= Orthotes onomaton =

Platonic theory on words and names

Orthotes onomaton (ὀρθότης ὀνομάτων, "correctness of names") is a Platonic theory that investigates the correct usage of words and names.

==Overview==
The most common texts orthotes onomaton appears in are Plato's works Cratylus, Protagoras, and The Republic. In these, he criticizes the Sophists, namely Prodicus and Protagoras, for their misused language.

Plato, Prodicus, and Protagoras stemmed from the same literary history of Ancient Greece; therefore, this issue of who is saying what correctly is innovative for the point in time that these texts were created.

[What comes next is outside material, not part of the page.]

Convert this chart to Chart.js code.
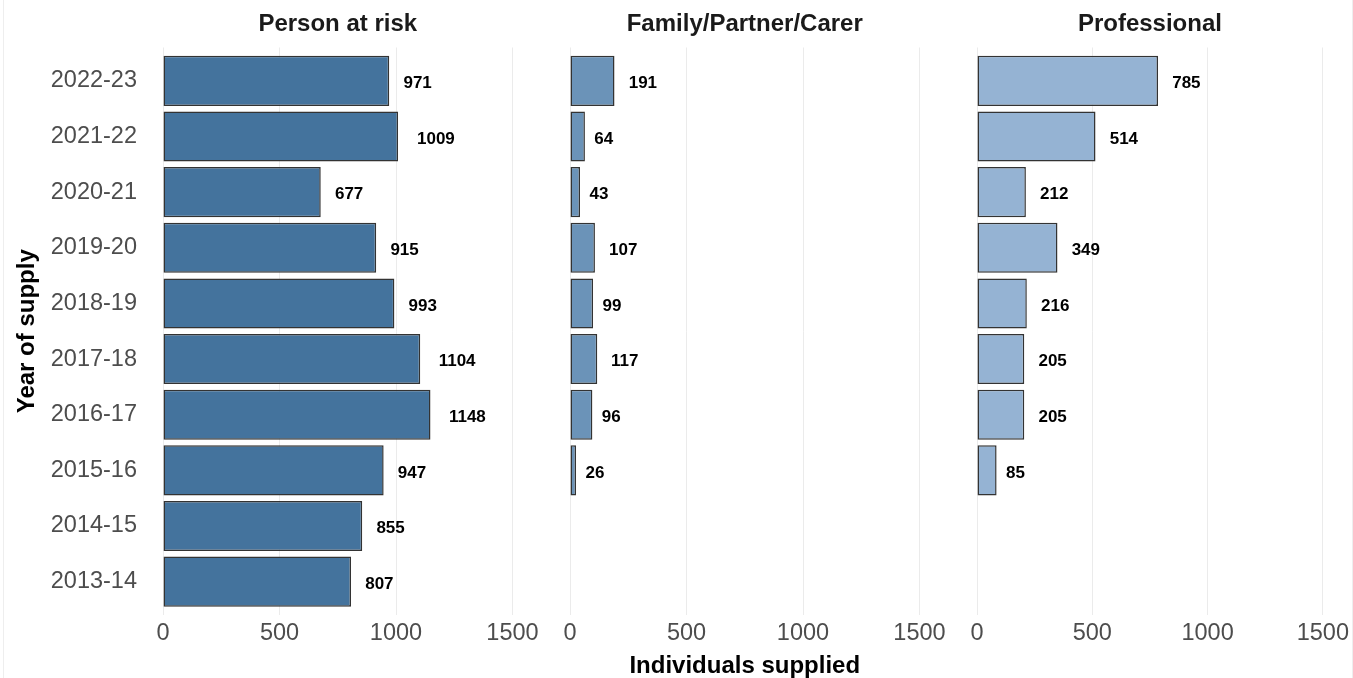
<!DOCTYPE html>
<html>
<head>
<meta charset="utf-8">
<script src="https://cdn.jsdelivr.net/npm/chart.js@4/dist/chart.umd.min.js"></script>
<style>
  html, body { margin: 0; padding: 0; background: #fff; overflow: hidden; }
  #wrap { position: relative; width: 1353px; height: 678px; }
  #wrap canvas { position: absolute; top: 0; }
  .edge { position: absolute; top: 0; width: 1px; height: 678px; background: #eeeeee; }
</style>
</head>
<body>
<div id="wrap">
  <div class="edge" style="left:3px"></div>
  <div class="edge" style="left:1352px"></div>
  <canvas id="chartPerson" width="545" height="678" style="left:0px"></canvas>
  <canvas id="chartFamily" width="410" height="678" style="left:540px"></canvas>
  <canvas id="chartProfessional" width="406" height="678" style="left:947px"></canvas>
</div>
<script>
// data, top row first
const years = ["2022-23", "2021-22", "2020-21", "2019-20", "2018-19",
  "2017-18", "2016-17", "2015-16", "2014-15", "2013-14"];
const personAtRisk = [971, 1009, 677, 915, 993, 1104, 1148, 947, 855, 807];
const familyPartnerCarer = [191, 64, 43, 107, 99, 117, 96, 26, null, null];
const professional = [785, 514, 212, 349, 216, 205, 205, 85, null, null];
const xTicks = [0, 500, 1000, 1500];

const fontName = "'Liberation Sans', Arial, sans-serif";

// strip title above each panel, centred on the plot area
const stripTitle = {
  id: "stripTitle",
  afterDraw(chart, args, opts) {
    let ctx = chart.ctx;
    let area = chart.chartArea;
    ctx.save();
    ctx.font = "bold 24px " + fontName;
    ctx.fillStyle = "#1a1a1a";
    ctx.textAlign = "center";
    ctx.textBaseline = "alphabetic";
    ctx.fillText(opts.text, (area.left + area.right) / 2, 31);
    ctx.restore();
  },
};

// value labels to the right of each bar (hjust -0.5 style)
const barLabels = {
  id: "barLabels",
  afterDatasetsDraw(chart) {
    let ctx = chart.ctx;
    ctx.save();
    ctx.font = "bold 17px " + fontName;
    ctx.fillStyle = "#000";
    ctx.textAlign = "left";
    ctx.textBaseline = "middle";
    chart.data.datasets.forEach((ds, di) => {
      chart.getDatasetMeta(di).data.forEach((bar, i) => {
        let text = String(ds.data[i].x);
        let w = ctx.measureText(text).width;
        ctx.fillText(text, bar.x + w / 2, bar.y + 2.5);
      });
    });
    ctx.restore();
  },
};

function toPoints(values) {
  let points = [];
  values.forEach((v, i) => {
    if (v !== null) points.push({ x: v, y: i });
  });
  return points;
}

function makePanel(id, name, values, color, opts) {
  return new Chart(document.getElementById(id), {
    type: "bar",
    data: {
      datasets: [{
        label: name,
        data: toPoints(values),
        backgroundColor: color,
        borderColor: "#333333",
        borderWidth: 1.5,
        borderSkipped: false,
        barPercentage: 0.9,
        categoryPercentage: 1,
      }],
    },
    options: {
      indexAxis: "y",
      responsive: false,
      animation: false,
      layout: { padding: opts.padding },
      plugins: {
        legend: { display: false },
        tooltip: { enabled: false },
        stripTitle: { text: name },
      },
      scales: {
        x: {
          type: "linear",
          min: 0,
          max: 1500,
          afterBuildTicks: (axis) => {
            axis.ticks = xTicks.map((v) => ({ value: v }));
          },
          afterFit: (scale) => { scale.height = 63; },
          grid: { color: "#ebebeb", lineWidth: 1, drawTicks: false },
          border: { display: false },
          ticks: {
            padding: 4,
            color: "#4d4d4d",
            font: { family: fontName, size: 23.5 },
            maxRotation: 0,
            callback: (value) => String(value),
          },
          title: {
            display: !!opts.xTitle,
            text: opts.xTitle || "",
            color: "#000",
            font: { family: fontName, size: 24, weight: "bold" },
            padding: { top: 0, bottom: -3 },
          },
        },
        y: {
          type: "linear",
          reverse: true,
          offset: false,
          min: -0.6,
          max: years.length - 0.4,
          display: opts.showY,
          afterBuildTicks: (axis) => {
            axis.ticks = years.map((y, i) => ({ value: i }));
          },
          afterFit: (scale) => {
            if (opts.showY) scale.width = 163;
          },
          grid: { display: false, drawTicks: false, offset: false },
          border: { display: false },
          ticks: {
            autoSkip: false,
            padding: 26,
            color: "#4d4d4d",
            font: { family: fontName, size: 23.5 },
            callback: (value) => years[value],
          },
          title: {
            display: true,
            text: "Year of supply",
            color: "#000",
            font: { family: fontName, size: 24, weight: "bold" },
            padding: { top: 13, bottom: 0 },
          },
        },
      },
    },
    plugins: [stripTitle, barLabels],
  });
}

makePanel("chartPerson", "Person at risk", personAtRisk, "#44739d", {
  padding: { top: 47.5, left: 0, right: 32.5, bottom: 0 },
  showY: true,
});
makePanel("chartFamily", "Family/Partner/Carer", familyPartnerCarer, "#6b93b8", {
  padding: { top: 47.5, left: 30, right: 30.5, bottom: 0 },
  showY: false,
  xTitle: "Individuals supplied",
});
makePanel("chartProfessional", "Professional", professional, "#95b3d3", {
  padding: { top: 47.5, left: 30, right: 26.5, bottom: 0 },
  showY: false,
});
</script>
</body>
</html>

Plato's concern with the sophists' usage was that their words and phrases gave misleading impressions about reality and that, as highly revered intellectuals, the sophists should have utilized the most fitting descriptive words possible. He depicts these two in different lights.

Prodicus’ concern with orthotēs onomatōn appears to be a problem with correctness, with terms that are very similar in meaning and relation but have different senses. “In Protagoras, for example, Prodicus is said to distinguish between the terms “impartial” and “undecided”; “debate” and “dispute”; “esteem” and “praise”; “enjoyment” and “pleasure”; and “will” and “desire”.

Plato depicts Protagoras as using distinctions between grander meanings and word genders. “Protagoras is alleged to have faulted Homer for opening the Iliad with a command when the poet thought he was uttering a prayer.”